- To do:
Begin with the line holding "Recreate this image", end with the line holding "(server.west |- ctcp);", and repeat every line in between exactly, without pictures.
** START Raw data **
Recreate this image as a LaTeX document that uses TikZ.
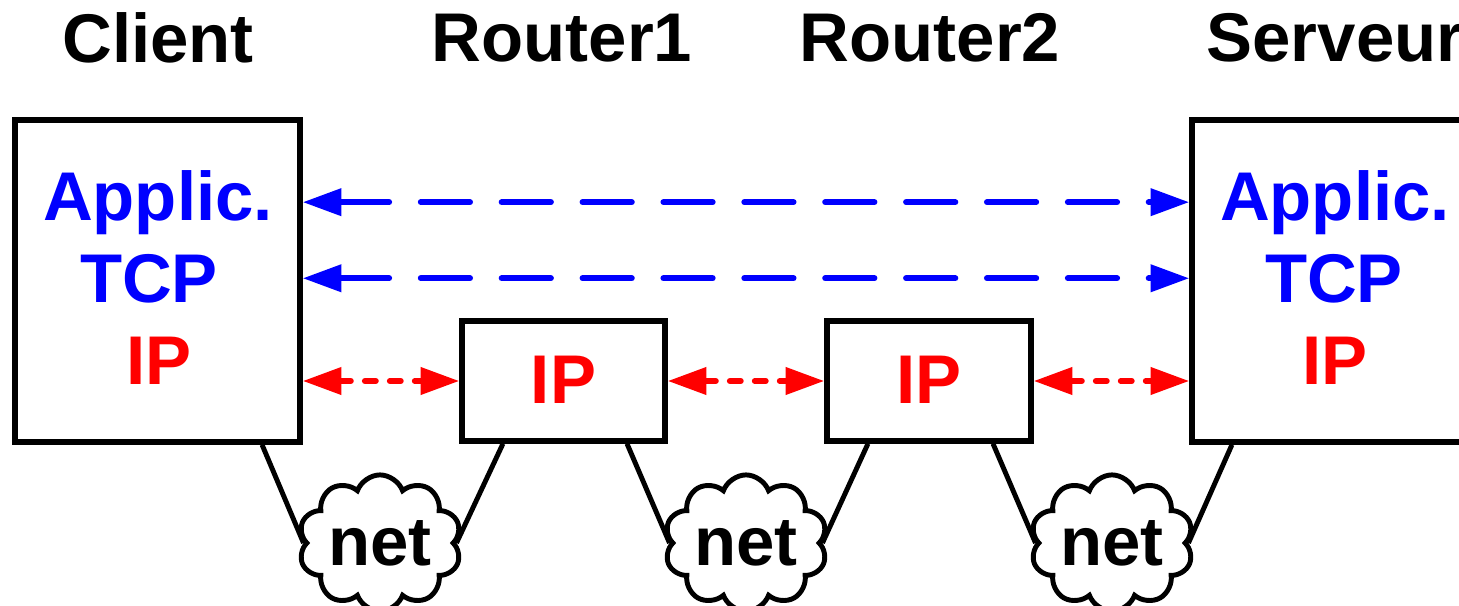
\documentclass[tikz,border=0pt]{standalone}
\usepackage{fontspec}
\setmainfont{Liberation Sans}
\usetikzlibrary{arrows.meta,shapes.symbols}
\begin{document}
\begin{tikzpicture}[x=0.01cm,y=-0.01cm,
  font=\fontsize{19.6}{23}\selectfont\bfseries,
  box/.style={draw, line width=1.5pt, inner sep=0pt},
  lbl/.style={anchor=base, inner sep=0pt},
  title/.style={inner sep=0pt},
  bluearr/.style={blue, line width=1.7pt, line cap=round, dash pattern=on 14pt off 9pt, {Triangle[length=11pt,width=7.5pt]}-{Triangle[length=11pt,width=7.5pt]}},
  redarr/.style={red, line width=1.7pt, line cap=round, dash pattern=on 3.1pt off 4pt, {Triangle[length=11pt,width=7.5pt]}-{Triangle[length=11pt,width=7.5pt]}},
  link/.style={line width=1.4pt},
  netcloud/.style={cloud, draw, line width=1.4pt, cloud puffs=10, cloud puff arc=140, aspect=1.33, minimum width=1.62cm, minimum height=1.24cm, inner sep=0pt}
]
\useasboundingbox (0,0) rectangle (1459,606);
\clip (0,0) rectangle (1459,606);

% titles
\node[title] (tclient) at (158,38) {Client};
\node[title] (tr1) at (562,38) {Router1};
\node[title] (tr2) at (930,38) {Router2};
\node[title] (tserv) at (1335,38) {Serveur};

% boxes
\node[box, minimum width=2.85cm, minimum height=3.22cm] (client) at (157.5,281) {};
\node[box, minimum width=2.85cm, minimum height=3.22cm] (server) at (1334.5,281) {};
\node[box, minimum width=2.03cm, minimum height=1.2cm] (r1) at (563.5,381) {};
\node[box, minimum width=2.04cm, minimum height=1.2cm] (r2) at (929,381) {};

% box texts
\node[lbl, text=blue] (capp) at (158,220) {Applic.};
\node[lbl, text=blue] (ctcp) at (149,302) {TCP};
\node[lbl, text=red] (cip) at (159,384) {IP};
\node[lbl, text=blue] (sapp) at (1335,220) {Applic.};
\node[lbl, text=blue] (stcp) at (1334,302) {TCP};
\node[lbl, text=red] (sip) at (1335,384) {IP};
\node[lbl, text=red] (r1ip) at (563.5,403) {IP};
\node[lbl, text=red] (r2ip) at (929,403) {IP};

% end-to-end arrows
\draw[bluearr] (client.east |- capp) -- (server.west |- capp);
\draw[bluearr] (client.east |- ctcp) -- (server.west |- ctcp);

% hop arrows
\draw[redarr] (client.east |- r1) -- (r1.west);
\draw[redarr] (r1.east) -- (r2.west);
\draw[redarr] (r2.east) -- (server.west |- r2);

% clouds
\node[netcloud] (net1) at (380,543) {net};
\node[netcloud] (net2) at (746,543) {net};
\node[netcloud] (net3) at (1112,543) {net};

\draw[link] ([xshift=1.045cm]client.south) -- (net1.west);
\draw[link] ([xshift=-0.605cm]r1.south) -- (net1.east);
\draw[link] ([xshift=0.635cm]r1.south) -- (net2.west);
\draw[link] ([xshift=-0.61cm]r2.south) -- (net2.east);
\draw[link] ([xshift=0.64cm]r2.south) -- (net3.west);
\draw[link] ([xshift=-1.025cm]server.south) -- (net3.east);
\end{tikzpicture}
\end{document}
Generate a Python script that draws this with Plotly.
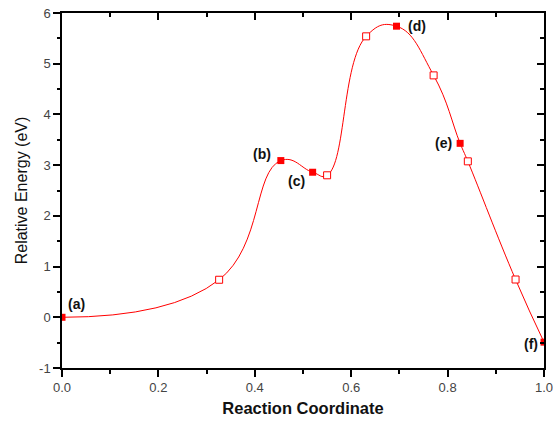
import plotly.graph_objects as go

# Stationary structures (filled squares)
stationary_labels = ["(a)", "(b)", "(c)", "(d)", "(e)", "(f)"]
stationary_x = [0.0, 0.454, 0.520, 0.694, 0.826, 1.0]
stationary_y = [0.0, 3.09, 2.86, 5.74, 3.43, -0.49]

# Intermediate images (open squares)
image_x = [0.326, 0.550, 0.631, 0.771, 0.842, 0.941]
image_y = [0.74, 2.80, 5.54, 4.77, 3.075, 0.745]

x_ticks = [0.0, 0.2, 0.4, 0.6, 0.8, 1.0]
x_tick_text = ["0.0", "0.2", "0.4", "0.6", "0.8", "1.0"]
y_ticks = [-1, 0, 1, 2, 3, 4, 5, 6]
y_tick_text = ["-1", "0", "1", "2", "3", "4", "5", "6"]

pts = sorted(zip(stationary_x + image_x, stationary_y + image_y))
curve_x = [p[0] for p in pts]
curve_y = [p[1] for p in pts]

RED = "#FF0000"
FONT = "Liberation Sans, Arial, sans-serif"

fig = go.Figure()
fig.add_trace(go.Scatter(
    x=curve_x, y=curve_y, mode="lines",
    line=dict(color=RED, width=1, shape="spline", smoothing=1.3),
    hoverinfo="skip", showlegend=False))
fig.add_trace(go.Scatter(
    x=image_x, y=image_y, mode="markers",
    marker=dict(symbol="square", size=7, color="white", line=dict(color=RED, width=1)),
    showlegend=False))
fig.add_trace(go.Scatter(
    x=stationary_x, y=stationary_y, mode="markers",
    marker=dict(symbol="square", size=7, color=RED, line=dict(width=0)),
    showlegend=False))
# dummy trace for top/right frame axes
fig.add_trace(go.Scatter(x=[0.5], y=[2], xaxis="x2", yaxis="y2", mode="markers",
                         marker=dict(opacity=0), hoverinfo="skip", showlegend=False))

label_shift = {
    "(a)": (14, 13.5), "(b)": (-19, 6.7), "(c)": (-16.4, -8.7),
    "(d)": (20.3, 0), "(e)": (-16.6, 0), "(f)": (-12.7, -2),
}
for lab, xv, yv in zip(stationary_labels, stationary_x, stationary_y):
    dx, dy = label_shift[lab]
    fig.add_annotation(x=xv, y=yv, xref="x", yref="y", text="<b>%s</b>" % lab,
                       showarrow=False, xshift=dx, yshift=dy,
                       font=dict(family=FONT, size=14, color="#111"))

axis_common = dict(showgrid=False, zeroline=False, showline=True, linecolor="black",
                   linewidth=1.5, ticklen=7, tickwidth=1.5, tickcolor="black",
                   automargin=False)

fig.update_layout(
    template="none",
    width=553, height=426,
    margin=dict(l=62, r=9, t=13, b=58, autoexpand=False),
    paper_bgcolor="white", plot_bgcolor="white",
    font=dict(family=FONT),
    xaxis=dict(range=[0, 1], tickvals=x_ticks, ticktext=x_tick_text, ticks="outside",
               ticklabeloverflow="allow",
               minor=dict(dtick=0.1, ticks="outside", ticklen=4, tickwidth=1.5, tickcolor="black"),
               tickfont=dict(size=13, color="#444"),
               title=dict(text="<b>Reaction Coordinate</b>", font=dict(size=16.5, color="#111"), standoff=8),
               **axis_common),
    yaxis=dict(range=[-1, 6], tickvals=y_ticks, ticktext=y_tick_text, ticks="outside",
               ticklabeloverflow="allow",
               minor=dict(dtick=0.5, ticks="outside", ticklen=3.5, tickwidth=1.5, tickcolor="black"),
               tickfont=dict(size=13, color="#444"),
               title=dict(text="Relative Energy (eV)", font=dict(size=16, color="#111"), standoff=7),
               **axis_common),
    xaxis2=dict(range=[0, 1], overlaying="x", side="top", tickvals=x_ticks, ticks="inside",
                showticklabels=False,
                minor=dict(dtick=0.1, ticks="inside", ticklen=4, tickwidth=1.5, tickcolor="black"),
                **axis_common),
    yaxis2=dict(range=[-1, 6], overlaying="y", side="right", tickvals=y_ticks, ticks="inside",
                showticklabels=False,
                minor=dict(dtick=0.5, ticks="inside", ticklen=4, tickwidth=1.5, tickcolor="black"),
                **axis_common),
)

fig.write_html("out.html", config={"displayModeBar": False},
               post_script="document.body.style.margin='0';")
** END Raw data **
** START Raw data **
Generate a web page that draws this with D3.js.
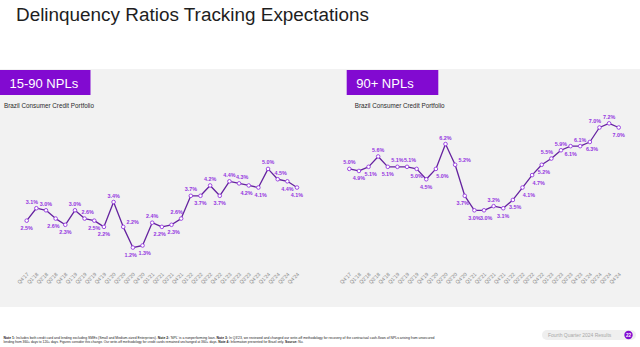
** END Raw data **
** START Raw data **
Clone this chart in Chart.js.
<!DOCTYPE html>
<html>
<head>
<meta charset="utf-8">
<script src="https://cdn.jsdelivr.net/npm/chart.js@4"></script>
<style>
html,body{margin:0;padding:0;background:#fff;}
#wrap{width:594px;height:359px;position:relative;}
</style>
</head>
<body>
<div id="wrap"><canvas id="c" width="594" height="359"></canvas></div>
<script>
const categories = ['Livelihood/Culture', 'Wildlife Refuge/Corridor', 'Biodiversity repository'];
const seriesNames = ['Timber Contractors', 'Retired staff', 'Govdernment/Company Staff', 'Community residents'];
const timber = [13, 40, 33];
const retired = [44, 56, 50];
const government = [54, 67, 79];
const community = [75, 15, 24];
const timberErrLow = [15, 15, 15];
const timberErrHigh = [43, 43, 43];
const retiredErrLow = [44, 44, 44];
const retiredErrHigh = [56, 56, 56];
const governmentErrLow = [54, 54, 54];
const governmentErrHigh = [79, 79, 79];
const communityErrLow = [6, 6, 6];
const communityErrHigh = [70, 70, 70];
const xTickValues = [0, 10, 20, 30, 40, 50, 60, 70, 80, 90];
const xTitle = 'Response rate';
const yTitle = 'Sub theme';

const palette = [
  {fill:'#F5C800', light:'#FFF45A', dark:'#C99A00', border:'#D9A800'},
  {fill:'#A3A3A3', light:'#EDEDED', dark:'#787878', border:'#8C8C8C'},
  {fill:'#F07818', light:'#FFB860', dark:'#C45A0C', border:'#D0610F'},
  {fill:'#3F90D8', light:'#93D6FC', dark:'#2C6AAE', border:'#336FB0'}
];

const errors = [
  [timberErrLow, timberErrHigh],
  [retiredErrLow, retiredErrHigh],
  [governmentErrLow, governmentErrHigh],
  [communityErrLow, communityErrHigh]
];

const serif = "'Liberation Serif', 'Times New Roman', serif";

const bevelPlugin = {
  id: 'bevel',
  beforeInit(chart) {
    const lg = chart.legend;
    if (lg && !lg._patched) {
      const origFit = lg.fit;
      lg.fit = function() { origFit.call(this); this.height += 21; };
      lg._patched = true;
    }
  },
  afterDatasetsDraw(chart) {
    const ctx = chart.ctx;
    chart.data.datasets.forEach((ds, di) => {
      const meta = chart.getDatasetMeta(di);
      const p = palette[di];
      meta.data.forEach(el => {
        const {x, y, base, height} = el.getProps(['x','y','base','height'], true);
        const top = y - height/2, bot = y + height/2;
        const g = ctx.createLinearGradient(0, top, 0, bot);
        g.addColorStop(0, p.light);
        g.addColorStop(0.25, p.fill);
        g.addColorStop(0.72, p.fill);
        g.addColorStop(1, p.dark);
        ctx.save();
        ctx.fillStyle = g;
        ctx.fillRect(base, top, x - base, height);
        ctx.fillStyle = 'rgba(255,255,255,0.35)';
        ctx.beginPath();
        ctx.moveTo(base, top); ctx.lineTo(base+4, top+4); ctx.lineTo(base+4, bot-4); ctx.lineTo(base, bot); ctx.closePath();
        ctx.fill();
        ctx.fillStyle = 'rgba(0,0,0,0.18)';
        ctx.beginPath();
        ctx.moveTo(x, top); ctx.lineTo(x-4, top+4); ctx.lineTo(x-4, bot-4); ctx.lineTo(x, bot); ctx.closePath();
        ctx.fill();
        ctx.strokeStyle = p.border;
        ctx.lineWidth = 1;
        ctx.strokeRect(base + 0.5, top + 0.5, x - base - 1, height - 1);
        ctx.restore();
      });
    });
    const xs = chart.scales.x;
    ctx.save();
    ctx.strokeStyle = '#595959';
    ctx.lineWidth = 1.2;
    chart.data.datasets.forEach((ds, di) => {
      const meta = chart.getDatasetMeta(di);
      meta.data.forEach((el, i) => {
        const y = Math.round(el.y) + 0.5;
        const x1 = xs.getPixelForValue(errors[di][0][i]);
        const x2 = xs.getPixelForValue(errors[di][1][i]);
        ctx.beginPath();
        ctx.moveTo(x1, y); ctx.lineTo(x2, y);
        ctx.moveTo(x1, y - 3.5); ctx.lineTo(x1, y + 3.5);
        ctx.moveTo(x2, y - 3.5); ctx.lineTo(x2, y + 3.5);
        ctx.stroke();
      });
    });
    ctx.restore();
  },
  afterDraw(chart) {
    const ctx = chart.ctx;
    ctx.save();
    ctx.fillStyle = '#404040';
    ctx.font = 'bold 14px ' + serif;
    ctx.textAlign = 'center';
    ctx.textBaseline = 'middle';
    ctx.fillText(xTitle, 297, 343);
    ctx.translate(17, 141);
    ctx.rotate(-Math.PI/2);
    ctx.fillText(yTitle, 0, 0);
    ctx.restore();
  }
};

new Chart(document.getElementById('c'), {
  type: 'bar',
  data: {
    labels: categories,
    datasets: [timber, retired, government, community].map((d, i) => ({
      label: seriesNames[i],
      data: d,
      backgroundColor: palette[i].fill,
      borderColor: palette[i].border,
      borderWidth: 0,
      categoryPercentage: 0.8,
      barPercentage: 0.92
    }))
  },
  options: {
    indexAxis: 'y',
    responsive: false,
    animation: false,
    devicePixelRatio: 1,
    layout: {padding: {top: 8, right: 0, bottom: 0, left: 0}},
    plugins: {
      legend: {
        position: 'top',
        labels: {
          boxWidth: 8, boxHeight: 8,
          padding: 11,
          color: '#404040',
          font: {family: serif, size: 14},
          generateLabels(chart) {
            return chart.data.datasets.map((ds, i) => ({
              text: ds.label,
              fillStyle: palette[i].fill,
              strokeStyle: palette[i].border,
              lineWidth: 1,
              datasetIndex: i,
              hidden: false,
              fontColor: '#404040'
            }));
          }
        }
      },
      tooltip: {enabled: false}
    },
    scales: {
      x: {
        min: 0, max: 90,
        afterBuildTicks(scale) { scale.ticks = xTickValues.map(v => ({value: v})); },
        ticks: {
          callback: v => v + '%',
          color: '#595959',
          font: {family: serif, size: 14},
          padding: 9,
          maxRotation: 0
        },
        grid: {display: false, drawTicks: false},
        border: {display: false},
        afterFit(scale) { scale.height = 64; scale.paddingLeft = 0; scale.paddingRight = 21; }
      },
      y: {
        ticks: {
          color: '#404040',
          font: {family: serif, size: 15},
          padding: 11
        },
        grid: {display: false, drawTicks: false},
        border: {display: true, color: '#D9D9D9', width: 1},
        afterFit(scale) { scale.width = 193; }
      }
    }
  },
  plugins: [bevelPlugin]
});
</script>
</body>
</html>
** END Raw data **
- Reply:
Recreate this image as a LaTeX document that uses TikZ.
\documentclass[tikz,border=0pt]{standalone}
\usepackage{fontspec}
\setmainfont{Liberation Sans}
\usetikzlibrary{arrows.meta,shapes.symbols}
\begin{document}
\begin{tikzpicture}[x=0.01cm,y=-0.01cm,
  font=\fontsize{19.6}{23}\selectfont\bfseries,
  box/.style={draw, line width=1.5pt, inner sep=0pt},
  lbl/.style={anchor=base, inner sep=0pt},
  title/.style={inner sep=0pt},
  bluearr/.style={blue, line width=1.7pt, line cap=round, dash pattern=on 14pt off 9pt, {Triangle[length=11pt,width=7.5pt]}-{Triangle[length=11pt,width=7.5pt]}},
  redarr/.style={red, line width=1.7pt, line cap=round, dash pattern=on 3.1pt off 4pt, {Triangle[length=11pt,width=7.5pt]}-{Triangle[length=11pt,width=7.5pt]}},
  link/.style={line width=1.4pt},
  netcloud/.style={cloud, draw, line width=1.4pt, cloud puffs=10, cloud puff arc=140, aspect=1.33, minimum width=1.62cm, minimum height=1.24cm, inner sep=0pt}
]
\useasboundingbox (0,0) rectangle (1459,606);
\clip (0,0) rectangle (1459,606);

% titles
\node[title] (tclient) at (158,38) {Client};
\node[title] (tr1) at (562,38) {Router1};
\node[title] (tr2) at (930,38) {Router2};
\node[title] (tserv) at (1335,38) {Serveur};

% boxes
\node[box, minimum width=2.85cm, minimum height=3.22cm] (client) at (157.5,281) {};
\node[box, minimum width=2.85cm, minimum height=3.22cm] (server) at (1334.5,281) {};
\node[box, minimum width=2.03cm, minimum height=1.2cm] (r1) at (563.5,381) {};
\node[box, minimum width=2.04cm, minimum height=1.2cm] (r2) at (929,381) {};

% box texts
\node[lbl, text=blue] (capp) at (158,220) {Applic.};
\node[lbl, text=blue] (ctcp) at (149,302) {TCP};
\node[lbl, text=red] (cip) at (159,384) {IP};
\node[lbl, text=blue] (sapp) at (1335,220) {Applic.};
\node[lbl, text=blue] (stcp) at (1334,302) {TCP};
\node[lbl, text=red] (sip) at (1335,384) {IP};
\node[lbl, text=red] (r1ip) at (563.5,403) {IP};
\node[lbl, text=red] (r2ip) at (929,403) {IP};

% end-to-end arrows
\draw[bluearr] (client.east |- capp) -- (server.west |- capp);
\draw[bluearr] (client.east |- ctcp) -- (server.west |- ctcp);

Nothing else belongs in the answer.